Exercise aim ->
Among the entries that follow, locate the line with "Recreate this image" and the line with "note = 'missing data = 7 cases'". Output those lines and all lines in between, exactly, minus the pictures.

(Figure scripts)
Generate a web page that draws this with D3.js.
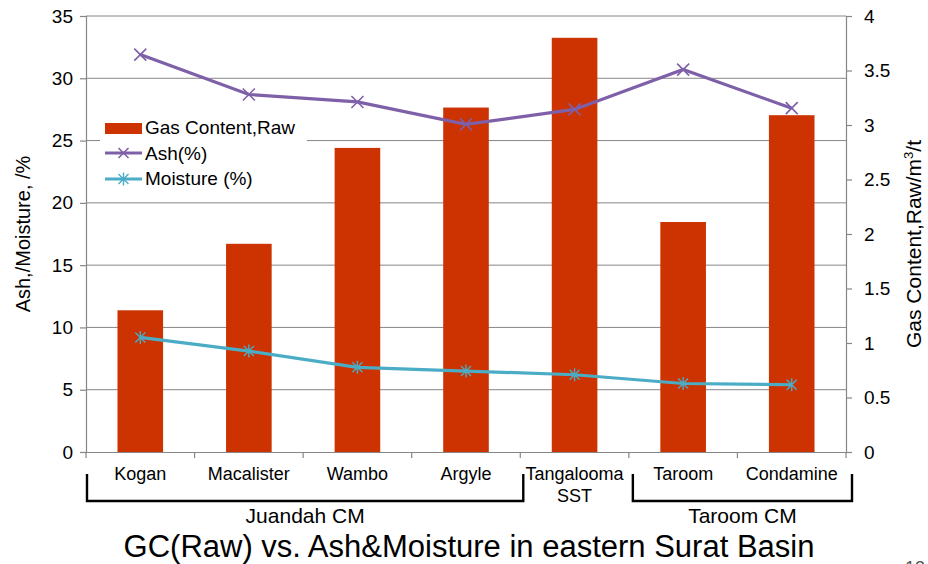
<!DOCTYPE html>
<html>
<head>
<meta charset="utf-8">
<script src="https://cdn.jsdelivr.net/npm/d3@7"></script>
<style>
  body { margin: 0; background: #fff; }
  svg { font-family: "Liberation Sans", Arial, sans-serif; }
</style>
</head>
<body>
<svg id="chart" width="928" height="564"></svg>
<script>
const categories = ["Kogan", "Macalister", "Wambo", "Argyle", "Tangalooma\nSST", "Taroom", "Condamine"];
const gasContent = [1.30, 1.91, 2.79, 3.16, 3.80, 2.11, 3.09];
const ash = [31.9, 28.7, 28.1, 26.3, 27.5, 30.7, 27.6];
const moisture = [9.2, 8.1, 6.8, 6.5, 6.2, 5.5, 5.4];
const leftTicks = [0, 5, 10, 15, 20, 25, 30, 35];
const rightTicks = [0, 0.5, 1, 1.5, 2, 2.5, 3, 3.5, 4];
const groups = [
  { name: "Juandah CM", from: 0, to: 3 },
  { name: "Taroom CM", from: 5, to: 6 }
];

const svg = d3.select("#chart");
const margin = { left: 86, right: 82, top: 16, bottom: 112 };
const width = 928, height = 564;
const plotW = width - margin.left - margin.right,
  plotH = height - margin.top - margin.bottom;

const x = d3.scaleBand().domain(categories).range([margin.left, margin.left + plotW]);
const yL = d3.scaleLinear().domain([0, 35]).range([margin.top + plotH, margin.top]);
const yR = d3.scaleLinear().domain([0, 4]).range([margin.top + plotH, margin.top]);

const axisColor = "#868686";

// gridlines
svg.append("g")
  .selectAll("line")
  .data(leftTicks.filter(d => d > 0))
  .join("line")
  .attr("x1", margin.left)
  .attr("x2", margin.left + plotW)
  .attr("y1", d => yL(d))
  .attr("y2", d => yL(d))
  .attr("stroke", axisColor)
  .attr("stroke-width", 1);

// bars
const barW = x.bandwidth() * 0.42;
svg.append("g")
  .selectAll("rect")
  .data(categories)
  .join("rect")
  .attr("x", d => x(d) + (x.bandwidth() - barW) / 2)
  .attr("y", (d, i) => yR(gasContent[i]))
  .attr("width", barW)
  .attr("height", (d, i) => yR(0) - yR(gasContent[i]))
  .attr("fill", "#CC3300");

// axes
const leftAxis = svg.append("g")
  .attr("transform", `translate(${margin.left},0)`)
  .call(d3.axisLeft(yL).tickValues(leftTicks).tickSize(6).tickPadding(7));
const rightAxis = svg.append("g")
  .attr("transform", `translate(${margin.left + plotW},0)`)
  .call(d3.axisRight(yR).tickValues(rightTicks).tickSize(6).tickPadding(12).tickFormat(d3.format("")));
const bottomAxis = svg.append("g")
  .attr("transform", `translate(0,${yL(0)})`)
  .call(d3.axisBottom(x).tickSize(0).tickFormat(""));

[leftAxis, rightAxis, bottomAxis].forEach(g => {
  g.select(".domain").attr("stroke", axisColor).attr("stroke-width", 1.2);
  g.selectAll(".tick line").attr("stroke", axisColor).attr("stroke-width", 1.2);
  g.selectAll(".tick text").attr("fill", "#000").style("font-size", "19px");
});

// category separators on x axis
const seps = categories.map(c => x(c)).concat([margin.left + plotW]);
svg.append("g")
  .selectAll("line")
  .data(seps)
  .join("line")
  .attr("x1", d => d).attr("x2", d => d)
  .attr("y1", yL(0)).attr("y2", yL(0) + 6)
  .attr("stroke", axisColor).attr("stroke-width", 1.2);

// category labels
svg.append("g")
  .selectAll("text")
  .data(categories)
  .join("text")
  .attr("x", d => x(d) + x.bandwidth() / 2)
  .attr("y", yL(0) + 28)
  .attr("text-anchor", "middle")
  .style("font-size", "18px")
  .each(function (d) {
    const lines = d.split("\n");
    d3.select(this).selectAll("tspan")
      .data(lines)
      .join("tspan")
      .attr("x", x(d) + x.bandwidth() / 2)
      .attr("dy", (l, i) => (i === 0 ? 0 : 22))
      .text(l => l);
  });

// ash and moisture lines
const ashColor = "#7E60A8", moistColor = "#4BACC6";
const cx = d => x(d) + x.bandwidth() / 2;
const line = d3.line();
svg.append("path")
  .attr("d", line(categories.map((c, i) => [cx(c), yL(ash[i])])))
  .attr("fill", "none").attr("stroke", ashColor).attr("stroke-width", 3.2);
svg.append("path")
  .attr("d", line(categories.map((c, i) => [cx(c), yL(moisture[i])])))
  .attr("fill", "none").attr("stroke", moistColor).attr("stroke-width", 3.2);

function xMarker(g, px, py, color, s) {
  g.append("path")
    .attr("d", `M${px - s},${py - s}L${px + s},${py + s}M${px - s},${py + s}L${px + s},${py - s}`)
    .attr("stroke", color).attr("stroke-width", 1.6).attr("fill", "none");
}
function starMarker(g, px, py, color, s) {
  g.append("path")
    .attr("d", `M${px - s},${py - s}L${px + s},${py + s}M${px - s},${py + s}L${px + s},${py - s}M${px},${py - s * 1.3}L${px},${py + s * 1.3}`)
    .attr("stroke", color).attr("stroke-width", 1.4).attr("fill", "none");
}
const markers = svg.append("g");
categories.forEach((c, i) => {
  xMarker(markers, cx(c), yL(ash[i]), ashColor, 6);
  starMarker(markers, cx(c), yL(moisture[i]), moistColor, 5);
});

// legend
const legend = svg.append("g").attr("transform", "translate(100,113)");
legend.append("rect").attr("width", 207).attr("height", 80).attr("fill", "#fff");
legend.append("rect").attr("x", 5).attr("y", 10).attr("width", 37).attr("height", 11).attr("fill", "#CC3300");
legend.append("line").attr("x1", 5).attr("x2", 42).attr("y1", 40).attr("y2", 40).attr("stroke", ashColor).attr("stroke-width", 3);
xMarker(legend, 23.5, 40, ashColor, 5);
legend.append("line").attr("x1", 5).attr("x2", 42).attr("y1", 66).attr("y2", 66).attr("stroke", moistColor).attr("stroke-width", 3);
starMarker(legend, 23.5, 66, moistColor, 5);
const legendLabels = ["Gas Content,Raw", "Ash(%)", "Moisture (%)"];
legend.selectAll("text.lab")
  .data(legendLabels)
  .join("text")
  .attr("class", "lab")
  .attr("x", 45)
  .attr("y", (d, i) => 21 + i * 25.5)
  .style("font-size", "19px")
  .text(d => d);

// axis titles
svg.append("text")
  .attr("transform", `translate(30,${margin.top + plotH / 2}) rotate(-90)`)
  .attr("text-anchor", "middle")
  .style("font-size", "20px")
  .text("Ash,/Moisture, /%");
const rt = svg.append("text")
  .attr("transform", `translate(921,${margin.top + plotH / 2 + 10}) rotate(-90)`)
  .attr("text-anchor", "middle")
  .style("font-size", "21px");
rt.append("tspan").text("Gas Content,Raw/m");
rt.append("tspan").attr("dy", -8).style("font-size", "13px").text("3");
rt.append("tspan").attr("dy", 8).text("/t");

// group brackets
const bracketTop = yL(0) + 22, bracketBottom = yL(0) + 49;
groups.forEach(gp => {
  const x0 = x(categories[gp.from]) + 1 + (gp.from > 0 ? 3 : 0);
  const x1 = x(categories[gp.to]) + x.bandwidth() + 3 + (gp.from > 0 ? 3 : 0);
  svg.append("path")
    .attr("d", `M${x0},${bracketTop}V${bracketBottom}H${x1}V${bracketTop}`)
    .attr("fill", "none").attr("stroke", "#000").attr("stroke-width", 2.4);
  svg.append("text")
    .attr("x", (x0 + x1) / 2)
    .attr("y", bracketBottom + 22)
    .attr("text-anchor", "middle")
    .style("font-size", "21px")
    .text(gp.name);
});

// title
svg.append("text")
  .attr("x", 469)
  .attr("y", 557)
  .attr("text-anchor", "middle")
  .style("font-size", "31px")
  .text("GC(Raw) vs. Ash&Moisture in eastern Surat Basin");

// page number, cut off at the edge
svg.append("text")
  .attr("x", 905)
  .attr("y", 574)
  .style("font-size", "18px")
  .attr("fill", "#555")
  .text("13");
</script>
</body>
</html>
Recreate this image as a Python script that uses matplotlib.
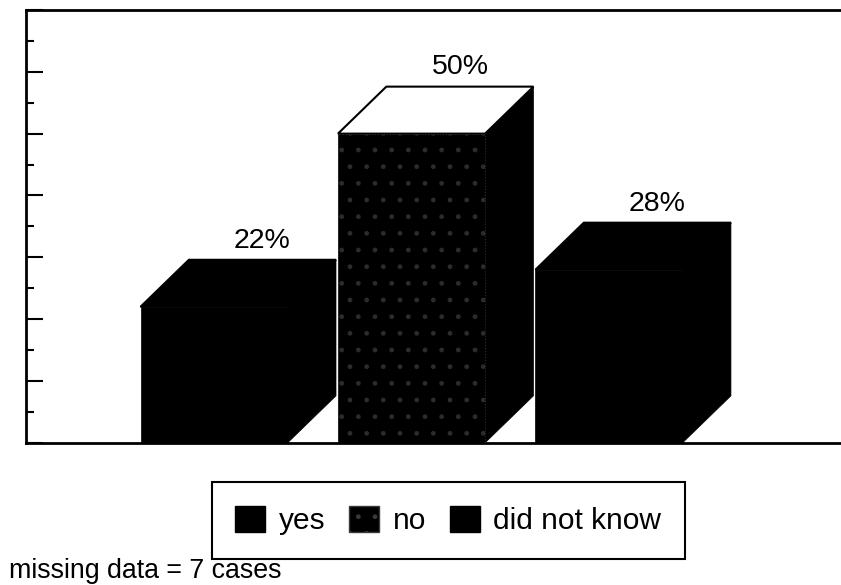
import matplotlib
matplotlib.use("Agg")
import matplotlib.pyplot as plt
from matplotlib.patches import Polygon, Patch

plt.rcParams['font.family'] = ['Liberation Sans', 'DejaVu Sans']

categories = ['yes', 'no', 'did not know']
values = [22, 50, 28]
labels = ['22%', '50%', '28%']
note = 'missing data = 7 cases'

# 3d look: how far the back of each bar is shifted
dx = 0.245
dy = 7.6
width = 0.745

fig = plt.figure(figsize=(8.41, 5.85), dpi=100)
ax = fig.add_axes([0.031, 0.243, 0.989, 0.740])

x = list(range(len(values)))

for i, v in zip(x, values):
    left = i - width / 2
    right = i + width / 2
    top_face = '#ffffff' if i == 1 else '#000000'
    # side face
    ax.add_patch(Polygon([(right, 0), (right + dx, dy), (right + dx, v + dy), (right, v)],
                         closed=True, facecolor='#000000', edgecolor='#000000', lw=0.5, zorder=2 + i))
    # top face
    ax.add_patch(Polygon([(left, v), (left + dx, v + dy), (right + dx, v + dy), (right, v)],
                         closed=True, facecolor=top_face, edgecolor='#000000', lw=1.5, zorder=2 + i))
    ax.text(i + dx, v + dy + 1.0, labels[i], ha='center', va='bottom', fontsize=20.5, zorder=10)

fronts = ax.bar(x, values, width=width, color='#000000', edgecolor='#000000', lw=0.5, zorder=5)
fronts[0].set_zorder(2.5)
fronts[1].set_zorder(3.5)
fronts[2].set_zorder(4.5)
# stippled front of the "no" bar
ax.bar([x[1]], [values[1]], width=width, facecolor='none', edgecolor='#2c2c2c', hatch='.',
       lw=0.8, linestyle=':', zorder=3.6)

ax.set_xlim(-0.952, 3.26)
ax.set_ylim(0, 70)
ax.set_yticks(range(0, 71, 10))
ax.set_yticks(range(5, 70, 10), minor=True)
ax.tick_params(axis='y', which='major', direction='in', length=12, width=1.5, labelleft=False)
ax.tick_params(axis='y', which='minor', direction='in', length=6, width=1.5)
ax.set_xticks([])
ax.spines['right'].set_visible(False)
for s in ['left', 'top', 'bottom']:
    ax.spines[s].set_linewidth(2)

handles = [Patch(facecolor='#000000', edgecolor='#000000'),
           Patch(facecolor='#000000', edgecolor='#3a3a3a', hatch='.'),
           Patch(facecolor='#000000', edgecolor='#000000')]
leg = fig.legend(handles, categories, loc='center', bbox_to_anchor=(0.533, 0.110), ncol=3,
                 fontsize=21.5, frameon=True, fancybox=False, framealpha=1,
                 handlelength=1.0, handleheight=0.95, handletextpad=0.45, columnspacing=0.8,
                 borderpad=0.8)
leg.get_frame().set_edgecolor('#000000')
leg.get_frame().set_linewidth(1.5)

fig.text(0.011, 0.024, note, fontsize=19.3, va='center', ha='left')

fig.savefig('out.png', dpi=100)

The solution ->
Recreate this image as a Python script that uses matplotlib.
import matplotlib
matplotlib.use("Agg")
import matplotlib.pyplot as plt
from matplotlib.patches import Polygon, Patch

plt.rcParams['font.family'] = ['Liberation Sans', 'DejaVu Sans']

categories = ['yes', 'no', 'did not know']
values = [22, 50, 28]
labels = ['22%', '50%', '28%']
note = 'missing data = 7 cases'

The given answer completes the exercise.